The loss of seven, perhaps more, CIA operatives at Base Chapman caps what has been a miserable year for the most important American intelligence agency, even by its own unhappy recent standards.
It began with controversy over the CIA's involvement in the waterboarding of terrorist suspects – a practice that in reality had long been discontinued, but which merely confirmed that one of the most important US security agencies had employed techniques that almost everyone regards as torture.
This was quickly followed by a row with Congress over whether the agency had illegally withheld details of a secret post 9/11 programme to assassinate terrorist leaders fighting against the US. The dispute quickly blew over, but underlined how, in a system of checks and balances where the legislature and the presidency are separate and equal branch of governments, the CIA faces greater public scrutiny than its counterparts abroad.
But its miseries of the past few days touch upon its core missions.
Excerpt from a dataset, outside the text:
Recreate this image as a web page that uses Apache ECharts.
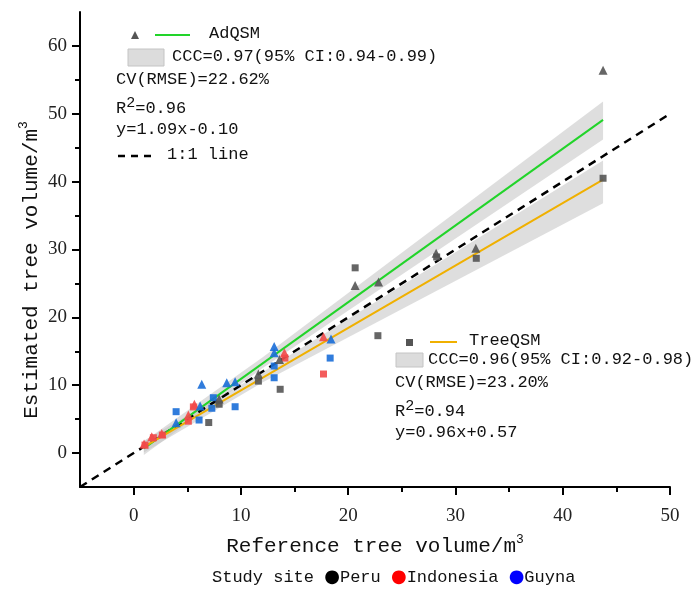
<!DOCTYPE html>
<html lang="en">
<head>
    <meta charset="UTF-8">
    <title>Tree volume</title>
    <script src="https://cdn.jsdelivr.net/npm/echarts@6/dist/echarts.min.js"></script>
    <style>
        html, body { margin: 0; padding: 0; background: #fff; }
        #main { width: 691px; height: 592px; }
    </style>
</head>
<body>
<div id="main"></div>
<script>
    // tick values
    var xTicks = [0, 10, 20, 30, 40, 50];
    var xMinor = [5, 15, 25, 35, 45];
    var yTicks = [0, 10, 20, 30, 40, 50, 60];
    var yMinor = [5, 15, 25, 35, 45, 55];

    // points: [reference, estimated]
    var peruAd = [[7.97, 7.96], [11.63, 11.65], [13.6, 13.8], [20.65, 24.7], [22.83, 25.2], [28.2, 29.45], [31.9, 30.2], [43.76, 56.4]];
    var peruTree = [[7.0, 4.5], [7.97, 7.2], [11.63, 10.6], [13.66, 9.4], [20.65, 27.3], [22.77, 17.3], [28.25, 28.9], [31.94, 28.7], [43.76, 40.5]];
    var indoAd = [[0.97, 1.33], [1.69, 2.4], [2.62, 2.9], [5.1, 5.6], [5.66, 7.2], [14.06, 14.8], [17.7, 17.15]];
    var indoTree = [[1.06, 1.18], [1.84, 2.26], [2.68, 2.65], [5.1, 4.7], [5.57, 6.8], [14.1, 14.0], [17.7, 11.65]];
    var guyAd = [[3.96, 4.47], [6.2, 6.93], [6.35, 10.13], [8.68, 10.37], [9.46, 10.5], [13.1, 14.8], [13.1, 15.7], [18.4, 16.8]];
    var guyTree = [[3.96, 6.1], [6.1, 4.87], [7.29, 6.6], [7.43, 8.16], [9.46, 6.83], [13.1, 11.1], [13.1, 12.83], [18.32, 14.0]];

    // fitted lines and 1:1 line
    var adFit = [[0.95, 0.7], [43.76, 49.1]];
    var treeFit = [[0.95, 0.93], [43.76, 40.3]];
    var oneToOne = [[-5, -5], [50, 50]];

    // confidence bands
    var bandX = [0.95, 12, 43.76];
    var adLow = [-0.3, 12.5, 46.2];
    var adHigh = [1.7, 14.1, 51.8];
    var treeLow = [0.1, 10.4, 36.8];
    var treeHigh = [1.8, 11.9, 43.1];

    var monoFont = 'Liberation Mono';
    var serifFont = 'Liberation Serif';
    var cPeru = '#555555', cIndo = '#f24a4a', cGuy = '#1a6ed8';

    function band(lo, hi) {
        return {
            type: 'custom',
            silent: true,
            z: 1,
            renderItem: function (params, api) {
                if (params.dataIndex !== 0) return;
                var pts = [];
                for (var i = 0; i < bandX.length; i++) pts.push(api.coord([bandX[i], hi[i]]));
                for (var j = bandX.length - 1; j >= 0; j--) pts.push(api.coord([bandX[j], lo[j]]));
                return {type: 'polygon', shape: {points: pts}, style: {fill: 'rgba(195,195,195,0.55)'}};
            },
            encode: {x: 0, y: [1, 2]},
            data: bandX.map(function (x, i) { return [x, lo[i], hi[i]]; })
        };
    }

    function pts(data, color, symbol, size) {
        return {
            type: 'scatter', data: data, symbol: symbol, symbolSize: size, z: 5,
            itemStyle: {color: color, opacity: 0.9}
        };
    }

    var myChart = echarts.init(document.getElementById('main'));

    function txt(x, y, s, rich) {
        var st = {x: 0, y: 0, text: s, fontFamily: monoFont, fontSize: 17, fill: '#111', verticalAlign: 'middle'};
        if (rich) st.rich = rich;
        return {type: 'text', left: x, top: y - 10, style: st};
    }

    var supRich = {
        a: {fontFamily: monoFont, fontSize: 17, fill: '#111'},
        s: {fontFamily: monoFont, fontSize: 15, fill: '#111', padding: [0, 0, 9, 0]}
    };

    option = {
        animation: false,
        grid: {left: 80, right: 21, top: 12, bottom: 105},
        xAxis: [
            {
                type: 'value', min: -5, max: 50, position: 'bottom',
                name: 'Reference tree volume/m{s|3}',
                nameLocation: 'middle', nameGap: 46,
                nameTextStyle: {
                    fontFamily: monoFont, fontSize: 21, color: '#111',
                    rich: {s: {fontFamily: monoFont, fontSize: 13, color: '#111', padding: [0, 0, 14, 0]}}
                },
                axisLine: {onZero: false, lineStyle: {color: '#000', width: 2}},
                axisTick: {customValues: xTicks, length: 8, lineStyle: {color: '#000', width: 2}},
                axisLabel: {customValues: xTicks, margin: 20, fontFamily: serifFont, fontSize: 19, color: '#222'},
                splitLine: {show: false}
            },
            {
                type: 'value', min: -5, max: 50, position: 'bottom',
                axisLine: {show: false, onZero: false},
                axisTick: {customValues: xMinor, length: 5, lineStyle: {color: '#000', width: 2}},
                axisLabel: {show: false},
                splitLine: {show: false}
            }
        ],
        yAxis: [
            {
                type: 'value', min: -5, max: 65, position: 'left',
                axisLine: {onZero: false, lineStyle: {color: '#000', width: 2}},
                axisTick: {customValues: yTicks, length: 8, lineStyle: {color: '#000', width: 2}},
                axisLabel: {customValues: yTicks, margin: 13, fontFamily: serifFont, fontSize: 19, color: '#222'},
                splitLine: {show: false}
            },
            {
                type: 'value', min: -5, max: 65, position: 'left',
                axisLine: {show: false, onZero: false},
                axisTick: {customValues: yMinor, length: 5, lineStyle: {color: '#000', width: 2}},
                axisLabel: {show: false},
                splitLine: {show: false}
            }
        ],
        series: [
            band(adLow, adHigh),
            band(treeLow, treeHigh),
            {
                type: 'line', data: oneToOne, showSymbol: false, z: 3,
                lineStyle: {color: '#000', width: 2.5, type: [8, 6]}
            },
            {
                type: 'line', data: adFit, showSymbol: false, z: 4,
                lineStyle: {color: '#22d42a', width: 2}
            },
            {
                type: 'line', data: treeFit, showSymbol: false, z: 4,
                lineStyle: {color: '#f0b000', width: 2}
            },
            pts(peruTree, cPeru, 'rect', 7),
            pts(indoTree, cIndo, 'rect', 7),
            pts(guyTree, cGuy, 'rect', 7),
            pts(peruAd, cPeru, 'triangle', 9),
            pts(indoAd, cIndo, 'triangle', 9),
            pts(guyAd, cGuy, 'triangle', 9)
        ],
        graphic: [
            // y axis title
            {
                type: 'text', x: 31, y: 270, rotation: Math.PI / 2,
                style: {
                    text: 'Estimated tree volume/m{s|3}', align: 'center', verticalAlign: 'middle',
                    fontFamily: monoFont, fontSize: 21, fill: '#111',
                    rich: {s: {fontFamily: monoFont, fontSize: 13, fill: '#111', padding: [0, 0, 14, 0]}}
                }
            },
            // AdQSM legend block
            {type: 'polygon', shape: {points: [[131, 39], [139, 39], [135, 31]]}, style: {fill: cPeru}},
            {type: 'line', shape: {x1: 155, y1: 35, x2: 190, y2: 35}, style: {stroke: '#22d42a', lineWidth: 2}},
            txt(209, 35, 'AdQSM'),
            {type: 'rect', shape: {x: 128, y: 49, width: 36, height: 17}, style: {fill: '#dcdcdc', stroke: '#c4c4c4'}},
            txt(172, 58, 'CCC=0.97(95% CI:0.94-0.99)'),
            txt(116, 81, 'CV(RMSE)=22.62%'),
            txt(116, 106, '{a|R}{s|2}{a|=0.96}', supRich),
            txt(116, 131, 'y=1.09x-0.10'),
            {type: 'line', shape: {x1: 118, y1: 156, x2: 157, y2: 156}, style: {stroke: '#000', lineWidth: 2.5, lineDash: [7, 6]}},
            txt(167, 156, '1:1 line'),
            // TreeQSM legend block
            {type: 'rect', shape: {x: 406, y: 339, width: 7, height: 7}, style: {fill: cPeru}},
            {type: 'line', shape: {x1: 430, y1: 342, x2: 457, y2: 342}, style: {stroke: '#f0b000', lineWidth: 2}},
            txt(469, 342, 'TreeQSM'),
            {type: 'rect', shape: {x: 396, y: 353, width: 27, height: 14}, style: {fill: '#dcdcdc', stroke: '#c4c4c4'}},
            txt(428, 361, 'CCC=0.96(95% CI:0.92-0.98)'),
            txt(395, 384, 'CV(RMSE)=23.20%'),
            txt(395, 409, '{a|R}{s|2}{a|=0.94}', supRich),
            txt(395, 434, 'y=0.96x+0.57'),
            // study site legend
            {
                type: 'text', left: 212, top: 568,
                style: {
                    text: 'Study site {k|●}Peru {r|●}Indonesia {b|●}Guyna',
                    fontFamily: monoFont, fontSize: 17, fill: '#111',
                    rich: {
                        k: {fontFamily: 'DejaVu Sans', fontSize: 18, fill: '#000'},
                        r: {fontFamily: 'DejaVu Sans', fontSize: 18, fill: '#ff0000'},
                        b: {fontFamily: 'DejaVu Sans', fontSize: 18, fill: '#0000ff'}
                    }
                }
            }
        ]
    };

    myChart.setOption(option, true);
</script>
</body>
</html>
The "systemic and human failure" – to use President Obama's words – that allowed a young Nigerian student of known extremist views to come within an ace of blowing up a US airliner suggest that the CIA has still not absorbed the lessons of 9/11. Again, it failed to pass on information that, pieced with other evidence elsewhere in the US intelligence system, might have stopped Umar Farouk Abdulmutallab from getting on the plane in the first place. Other agencies must take a share of the blame; the CIA will be shouldering the bulk of it.
As for the suicide bombing at Base Chapman, it is not only the deadliest single episode for the CIA since the attack on the US Marines barracks in Beirut in 1983, but also another heavy personal and professional blow for an agency which, like it or not, will be playing a key part if the US and its allies are to prevail over the Taliban and al-Qa'ida. One must hope that 2010 is a better year for the CIA.